Recreational marijuana could be available in November

GRAND RAPIDS, Mich. (WOOD) — It has been nine months since Michigan voters said yes to recreational marijuana use in our state.

So, when will you be able to walk down to the corner market and pick up a bud?

“We’re going to start taking applications Nov. 1. We expect probably to have licenses issued to those who have already been licensed on the medical side in the month of November,” Andrew Brisbo said.

Brisbo could be considered the state’s rule cannabis director or the gonga guru of the Mitten.

But the sign on Brisbo’s office door is a little more formal. He’s the executive director of the Marijuana Regulator Agency.

Brisbo was in Grand Rapids, speaking to the Michigan Association of Broadcasters Summer Advocacy Conference. 

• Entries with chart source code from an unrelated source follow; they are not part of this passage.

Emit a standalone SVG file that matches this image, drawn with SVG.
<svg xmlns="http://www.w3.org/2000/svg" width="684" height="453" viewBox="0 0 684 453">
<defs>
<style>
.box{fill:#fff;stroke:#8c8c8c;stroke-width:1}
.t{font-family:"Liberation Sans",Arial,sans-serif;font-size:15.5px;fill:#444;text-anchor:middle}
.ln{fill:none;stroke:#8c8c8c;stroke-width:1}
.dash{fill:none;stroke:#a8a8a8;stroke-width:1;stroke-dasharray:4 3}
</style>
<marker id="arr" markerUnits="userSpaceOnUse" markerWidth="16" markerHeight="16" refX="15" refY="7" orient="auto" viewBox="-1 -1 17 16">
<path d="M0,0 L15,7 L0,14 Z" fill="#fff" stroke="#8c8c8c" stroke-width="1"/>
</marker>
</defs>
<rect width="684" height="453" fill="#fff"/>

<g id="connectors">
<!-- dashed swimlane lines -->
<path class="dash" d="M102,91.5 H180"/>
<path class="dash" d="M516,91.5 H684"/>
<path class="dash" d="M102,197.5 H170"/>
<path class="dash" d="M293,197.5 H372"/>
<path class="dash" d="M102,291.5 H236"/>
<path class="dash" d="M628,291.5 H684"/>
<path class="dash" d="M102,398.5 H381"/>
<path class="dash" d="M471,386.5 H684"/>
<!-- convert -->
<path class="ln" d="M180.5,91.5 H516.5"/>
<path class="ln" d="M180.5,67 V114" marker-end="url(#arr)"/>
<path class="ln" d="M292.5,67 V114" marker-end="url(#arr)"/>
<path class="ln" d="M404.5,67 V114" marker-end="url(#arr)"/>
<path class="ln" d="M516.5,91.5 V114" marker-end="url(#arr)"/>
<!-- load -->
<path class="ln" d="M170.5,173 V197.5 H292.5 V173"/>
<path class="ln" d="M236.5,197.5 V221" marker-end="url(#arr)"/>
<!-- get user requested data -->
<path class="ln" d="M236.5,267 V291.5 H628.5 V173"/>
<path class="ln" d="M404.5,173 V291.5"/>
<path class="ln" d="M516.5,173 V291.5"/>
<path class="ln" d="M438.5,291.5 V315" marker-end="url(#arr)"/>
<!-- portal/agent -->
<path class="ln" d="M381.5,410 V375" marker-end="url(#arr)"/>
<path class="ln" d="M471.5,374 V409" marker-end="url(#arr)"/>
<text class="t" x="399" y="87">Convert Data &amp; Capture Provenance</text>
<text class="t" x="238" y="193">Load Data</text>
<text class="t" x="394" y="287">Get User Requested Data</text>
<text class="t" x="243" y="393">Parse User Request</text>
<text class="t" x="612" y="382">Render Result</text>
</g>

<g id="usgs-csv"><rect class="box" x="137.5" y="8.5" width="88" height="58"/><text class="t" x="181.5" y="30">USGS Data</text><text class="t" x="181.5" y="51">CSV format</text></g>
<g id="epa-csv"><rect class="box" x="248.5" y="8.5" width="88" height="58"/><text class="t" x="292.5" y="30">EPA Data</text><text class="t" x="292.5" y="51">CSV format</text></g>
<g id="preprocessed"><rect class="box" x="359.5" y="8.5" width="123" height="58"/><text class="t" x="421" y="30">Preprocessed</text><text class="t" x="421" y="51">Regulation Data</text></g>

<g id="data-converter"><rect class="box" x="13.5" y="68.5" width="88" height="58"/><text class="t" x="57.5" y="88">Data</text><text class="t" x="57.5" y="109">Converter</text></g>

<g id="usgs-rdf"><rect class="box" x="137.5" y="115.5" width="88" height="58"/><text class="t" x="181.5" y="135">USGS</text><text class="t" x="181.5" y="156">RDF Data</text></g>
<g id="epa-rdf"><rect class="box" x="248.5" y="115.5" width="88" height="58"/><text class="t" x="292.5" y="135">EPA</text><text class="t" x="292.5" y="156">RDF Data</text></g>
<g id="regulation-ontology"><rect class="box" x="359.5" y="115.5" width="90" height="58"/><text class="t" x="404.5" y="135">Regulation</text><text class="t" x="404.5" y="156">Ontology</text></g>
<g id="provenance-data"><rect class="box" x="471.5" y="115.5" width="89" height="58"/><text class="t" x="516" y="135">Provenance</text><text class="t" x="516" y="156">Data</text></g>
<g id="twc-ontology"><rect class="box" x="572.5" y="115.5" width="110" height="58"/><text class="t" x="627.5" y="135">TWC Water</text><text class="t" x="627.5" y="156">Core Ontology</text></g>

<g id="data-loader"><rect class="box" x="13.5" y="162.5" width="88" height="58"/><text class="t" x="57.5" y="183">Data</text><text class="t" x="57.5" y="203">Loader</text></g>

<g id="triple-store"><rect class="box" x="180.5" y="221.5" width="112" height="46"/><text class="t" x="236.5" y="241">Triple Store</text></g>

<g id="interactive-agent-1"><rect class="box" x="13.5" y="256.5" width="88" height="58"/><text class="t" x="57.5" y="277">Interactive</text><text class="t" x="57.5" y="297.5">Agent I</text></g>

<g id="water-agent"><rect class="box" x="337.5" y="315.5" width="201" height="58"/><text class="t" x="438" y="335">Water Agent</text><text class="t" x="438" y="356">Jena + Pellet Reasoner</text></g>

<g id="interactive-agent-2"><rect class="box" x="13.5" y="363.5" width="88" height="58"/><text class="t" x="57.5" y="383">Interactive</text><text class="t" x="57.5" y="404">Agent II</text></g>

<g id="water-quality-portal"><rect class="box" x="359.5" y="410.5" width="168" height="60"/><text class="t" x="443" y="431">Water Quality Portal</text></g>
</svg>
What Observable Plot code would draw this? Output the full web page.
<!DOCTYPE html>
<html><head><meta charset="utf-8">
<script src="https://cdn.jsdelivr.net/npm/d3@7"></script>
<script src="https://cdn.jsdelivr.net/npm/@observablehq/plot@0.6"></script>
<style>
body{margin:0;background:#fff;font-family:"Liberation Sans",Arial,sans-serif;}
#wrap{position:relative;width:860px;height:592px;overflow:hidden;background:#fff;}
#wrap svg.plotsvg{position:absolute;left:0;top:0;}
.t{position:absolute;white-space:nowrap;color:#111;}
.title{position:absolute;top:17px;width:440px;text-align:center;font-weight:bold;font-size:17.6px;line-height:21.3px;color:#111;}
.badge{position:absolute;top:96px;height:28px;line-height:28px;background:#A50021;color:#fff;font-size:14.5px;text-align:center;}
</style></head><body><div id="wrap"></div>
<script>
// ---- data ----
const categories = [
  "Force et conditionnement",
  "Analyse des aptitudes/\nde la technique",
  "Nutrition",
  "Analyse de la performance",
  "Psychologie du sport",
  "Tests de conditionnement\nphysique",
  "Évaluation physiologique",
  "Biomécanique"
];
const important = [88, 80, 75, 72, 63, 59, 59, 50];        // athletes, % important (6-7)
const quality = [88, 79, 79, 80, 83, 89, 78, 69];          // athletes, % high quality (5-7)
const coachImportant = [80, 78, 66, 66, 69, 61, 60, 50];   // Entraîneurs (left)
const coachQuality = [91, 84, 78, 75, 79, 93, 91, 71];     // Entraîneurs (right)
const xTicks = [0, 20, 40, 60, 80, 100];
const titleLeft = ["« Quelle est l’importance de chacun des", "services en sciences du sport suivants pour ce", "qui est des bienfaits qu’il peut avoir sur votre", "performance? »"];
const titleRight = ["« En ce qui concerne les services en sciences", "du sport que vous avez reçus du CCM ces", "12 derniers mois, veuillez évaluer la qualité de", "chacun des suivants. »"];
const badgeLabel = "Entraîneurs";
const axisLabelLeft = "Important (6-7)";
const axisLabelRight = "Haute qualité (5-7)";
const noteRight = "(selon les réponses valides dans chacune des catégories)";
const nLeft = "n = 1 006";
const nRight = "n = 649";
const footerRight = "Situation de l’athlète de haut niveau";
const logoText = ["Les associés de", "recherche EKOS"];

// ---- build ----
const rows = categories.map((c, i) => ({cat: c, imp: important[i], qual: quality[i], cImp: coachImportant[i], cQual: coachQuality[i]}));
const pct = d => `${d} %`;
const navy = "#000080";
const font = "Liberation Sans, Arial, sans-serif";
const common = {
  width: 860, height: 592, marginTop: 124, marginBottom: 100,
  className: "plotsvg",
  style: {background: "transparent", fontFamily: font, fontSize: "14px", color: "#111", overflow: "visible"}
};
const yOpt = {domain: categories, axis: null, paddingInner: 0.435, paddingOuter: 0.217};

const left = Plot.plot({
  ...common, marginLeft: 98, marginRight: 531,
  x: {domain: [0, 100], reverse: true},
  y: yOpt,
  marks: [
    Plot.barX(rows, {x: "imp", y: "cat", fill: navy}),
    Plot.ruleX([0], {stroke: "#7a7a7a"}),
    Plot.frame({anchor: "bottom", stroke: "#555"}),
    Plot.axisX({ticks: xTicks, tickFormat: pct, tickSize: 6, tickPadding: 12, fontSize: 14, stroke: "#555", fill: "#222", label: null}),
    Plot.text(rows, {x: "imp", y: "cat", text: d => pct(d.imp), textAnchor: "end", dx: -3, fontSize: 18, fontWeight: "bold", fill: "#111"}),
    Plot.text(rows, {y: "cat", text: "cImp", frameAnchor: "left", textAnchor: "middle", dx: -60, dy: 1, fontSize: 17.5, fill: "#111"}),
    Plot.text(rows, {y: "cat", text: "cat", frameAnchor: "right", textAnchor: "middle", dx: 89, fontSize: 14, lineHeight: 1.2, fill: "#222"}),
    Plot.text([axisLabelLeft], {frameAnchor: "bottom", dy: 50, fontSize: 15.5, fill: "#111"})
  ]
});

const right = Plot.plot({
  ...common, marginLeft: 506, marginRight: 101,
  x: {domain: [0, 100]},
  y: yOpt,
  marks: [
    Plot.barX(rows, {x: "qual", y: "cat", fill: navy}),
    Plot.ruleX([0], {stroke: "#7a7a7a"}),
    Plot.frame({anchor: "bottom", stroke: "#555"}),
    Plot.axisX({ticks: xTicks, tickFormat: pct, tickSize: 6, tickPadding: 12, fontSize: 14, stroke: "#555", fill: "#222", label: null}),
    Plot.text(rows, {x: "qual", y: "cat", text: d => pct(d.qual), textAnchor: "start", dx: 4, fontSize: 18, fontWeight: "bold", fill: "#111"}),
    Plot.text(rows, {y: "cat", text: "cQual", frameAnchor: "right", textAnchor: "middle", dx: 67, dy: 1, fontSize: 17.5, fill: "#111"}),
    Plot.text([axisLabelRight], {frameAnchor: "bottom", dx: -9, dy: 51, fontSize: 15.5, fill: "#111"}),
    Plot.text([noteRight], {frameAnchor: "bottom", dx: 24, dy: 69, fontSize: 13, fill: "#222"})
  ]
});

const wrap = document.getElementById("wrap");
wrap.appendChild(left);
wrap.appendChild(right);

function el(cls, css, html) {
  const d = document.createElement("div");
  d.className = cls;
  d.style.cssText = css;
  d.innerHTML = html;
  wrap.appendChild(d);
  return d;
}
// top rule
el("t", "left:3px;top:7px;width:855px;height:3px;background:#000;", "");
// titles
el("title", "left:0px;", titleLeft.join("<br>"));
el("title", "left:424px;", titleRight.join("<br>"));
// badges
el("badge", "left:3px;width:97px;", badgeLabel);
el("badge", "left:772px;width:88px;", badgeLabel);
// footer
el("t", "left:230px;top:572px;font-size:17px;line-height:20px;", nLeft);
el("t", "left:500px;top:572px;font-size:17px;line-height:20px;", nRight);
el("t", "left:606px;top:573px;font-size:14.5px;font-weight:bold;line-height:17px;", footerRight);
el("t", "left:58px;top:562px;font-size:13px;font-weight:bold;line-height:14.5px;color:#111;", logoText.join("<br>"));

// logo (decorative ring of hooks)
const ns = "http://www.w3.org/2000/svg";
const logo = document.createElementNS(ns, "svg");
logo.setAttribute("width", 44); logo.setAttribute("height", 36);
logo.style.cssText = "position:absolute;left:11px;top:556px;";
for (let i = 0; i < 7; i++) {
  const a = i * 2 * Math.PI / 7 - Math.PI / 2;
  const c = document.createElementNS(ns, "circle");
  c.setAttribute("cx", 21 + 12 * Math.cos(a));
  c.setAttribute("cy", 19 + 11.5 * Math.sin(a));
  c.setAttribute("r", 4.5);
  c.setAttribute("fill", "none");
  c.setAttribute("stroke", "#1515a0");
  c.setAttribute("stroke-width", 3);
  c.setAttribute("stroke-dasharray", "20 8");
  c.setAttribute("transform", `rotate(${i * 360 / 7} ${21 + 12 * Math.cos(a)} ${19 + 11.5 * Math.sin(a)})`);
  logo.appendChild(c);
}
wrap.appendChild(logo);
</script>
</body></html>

Voters approved the use of recreational marijuana in November 2018.

 The law gave the state a year to figure out rules, regulations and the application process to allow businesses to get in the game.

Brisbo says it’s been a challenge to come up with ways to regulate something that used to be illegal.

While more and more states are allowing recreational marijuana, there aren’t many past lessons to rely on.

“We can look at what other states have done when we set up Michigan’s program. But other states are dealing with it as a brand-new issue as well,” Brisbo said.

And it’s not just developing the regulatory process at the state level.

Other issues include where marijuana-related businesses can put their earnings. 

The feds still consider marijuana an illegal drug.

Therefore,banks and other financial institutions providing banking services to marijuana businesses could be considered as engaging in money laundering.

Federal regulators have given some guidance to financial institutions on how they can engage with the industry.

Michigan is the country’s second-biggest medical marijuana market in the country, behind California.

“Being the first state in the Midwest to have legalized adult use, we expect it to be a tourist destination,” Brisbo said.